**Objective**
Set the listing down again in full, word for word, with the pictures left out.

========================================

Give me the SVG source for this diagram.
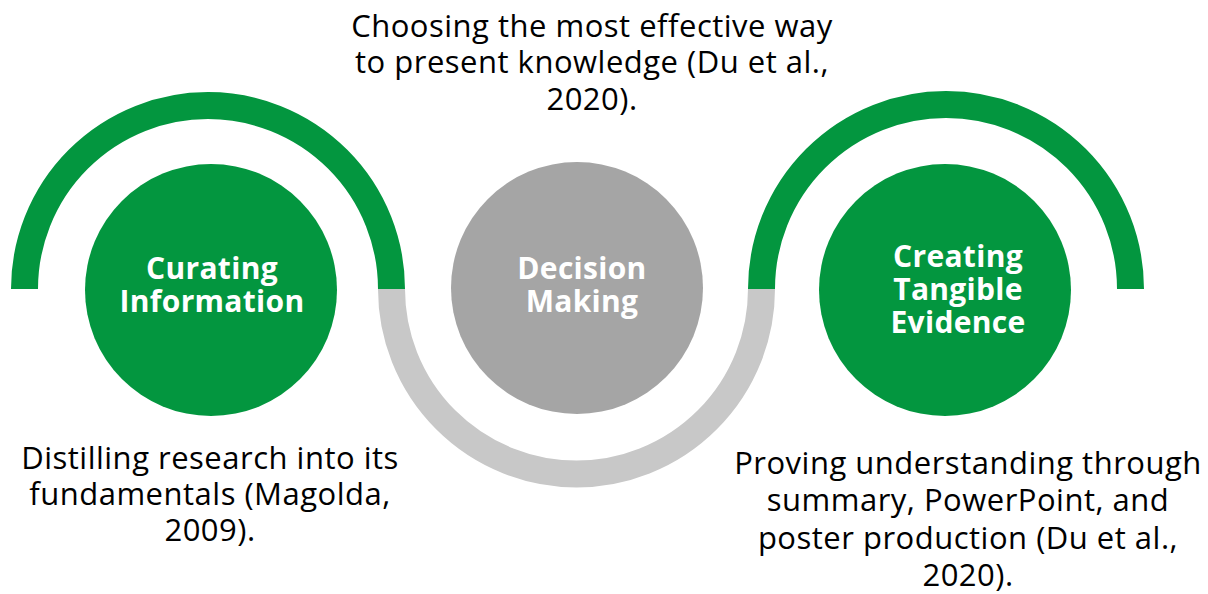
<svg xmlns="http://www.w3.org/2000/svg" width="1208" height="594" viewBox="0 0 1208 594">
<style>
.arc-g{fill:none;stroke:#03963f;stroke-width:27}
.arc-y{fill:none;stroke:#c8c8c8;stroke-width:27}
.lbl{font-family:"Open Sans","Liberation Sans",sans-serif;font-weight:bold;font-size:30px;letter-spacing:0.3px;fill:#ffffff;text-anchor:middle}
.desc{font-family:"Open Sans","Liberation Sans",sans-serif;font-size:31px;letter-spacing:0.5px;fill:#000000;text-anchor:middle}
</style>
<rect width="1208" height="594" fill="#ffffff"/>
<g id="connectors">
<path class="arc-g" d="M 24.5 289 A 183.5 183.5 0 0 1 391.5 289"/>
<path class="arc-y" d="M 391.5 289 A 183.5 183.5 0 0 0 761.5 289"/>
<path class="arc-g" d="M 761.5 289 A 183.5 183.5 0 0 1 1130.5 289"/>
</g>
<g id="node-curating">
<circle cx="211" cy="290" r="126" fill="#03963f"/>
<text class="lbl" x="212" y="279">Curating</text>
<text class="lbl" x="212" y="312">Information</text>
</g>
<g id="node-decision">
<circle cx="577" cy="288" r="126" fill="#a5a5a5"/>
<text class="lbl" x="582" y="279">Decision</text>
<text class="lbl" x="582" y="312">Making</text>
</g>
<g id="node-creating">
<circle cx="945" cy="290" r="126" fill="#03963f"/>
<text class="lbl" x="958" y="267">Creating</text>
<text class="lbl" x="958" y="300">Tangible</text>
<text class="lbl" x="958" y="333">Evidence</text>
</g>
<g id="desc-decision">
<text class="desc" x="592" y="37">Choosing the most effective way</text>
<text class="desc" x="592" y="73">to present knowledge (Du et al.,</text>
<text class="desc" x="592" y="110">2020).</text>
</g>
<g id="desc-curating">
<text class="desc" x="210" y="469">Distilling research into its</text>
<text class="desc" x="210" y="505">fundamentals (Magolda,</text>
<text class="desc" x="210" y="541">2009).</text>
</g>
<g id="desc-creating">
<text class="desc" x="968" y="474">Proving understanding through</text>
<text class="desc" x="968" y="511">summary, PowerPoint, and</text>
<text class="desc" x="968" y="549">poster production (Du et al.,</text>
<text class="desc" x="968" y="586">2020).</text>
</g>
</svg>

========================================

**Written answer**
Give me the SVG source for this diagram.
<svg xmlns="http://www.w3.org/2000/svg" width="1208" height="594" viewBox="0 0 1208 594">
<style>
.arc-g{fill:none;stroke:#03963f;stroke-width:27}
.arc-y{fill:none;stroke:#c8c8c8;stroke-width:27}
.lbl{font-family:"Open Sans","Liberation Sans",sans-serif;font-weight:bold;font-size:30px;letter-spacing:0.3px;fill:#ffffff;text-anchor:middle}
.desc{font-family:"Open Sans","Liberation Sans",sans-serif;font-size:31px;letter-spacing:0.5px;fill:#000000;text-anchor:middle}
</style>
<rect width="1208" height="594" fill="#ffffff"/>
<g id="connectors">
<path class="arc-g" d="M 24.5 289 A 183.5 183.5 0 0 1 391.5 289"/>
<path class="arc-y" d="M 391.5 289 A 183.5 183.5 0 0 0 761.5 289"/>
<path class="arc-g" d="M 761.5 289 A 183.5 183.5 0 0 1 1130.5 289"/>
</g>
<g id="node-curating">
<circle cx="211" cy="290" r="126" fill="#03963f"/>
<text class="lbl" x="212" y="279">Curating</text>
<text class="lbl" x="212" y="312">Information</text>
</g>
<g id="node-decision">
<circle cx="577" cy="288" r="126" fill="#a5a5a5"/>
<text class="lbl" x="582" y="279">Decision</text>
<text class="lbl" x="582" y="312">Making</text>
</g>
<g id="node-creating">
<circle cx="945" cy="290" r="126" fill="#03963f"/>
<text class="lbl" x="958" y="267">Creating</text>
<text class="lbl" x="958" y="300">Tangible</text>
<text class="lbl" x="958" y="333">Evidence</text>
</g>
<g id="desc-decision">
<text class="desc" x="592" y="37">Choosing the most effective way</text>
<text class="desc" x="592" y="73">to present knowledge (Du et al.,</text>
<text class="desc" x="592" y="110">2020).</text>
</g>
<g id="desc-curating">
<text class="desc" x="210" y="469">Distilling research into its</text>
<text class="desc" x="210" y="505">fundamentals (Magolda,</text>
<text class="desc" x="210" y="541">2009).</text>
</g>
<g id="desc-creating">
<text class="desc" x="968" y="474">Proving understanding through</text>
<text class="desc" x="968" y="511">summary, PowerPoint, and</text>
<text class="desc" x="968" y="549">poster production (Du et al.,</text>
<text class="desc" x="968" y="586">2020).</text>
</g>
</svg>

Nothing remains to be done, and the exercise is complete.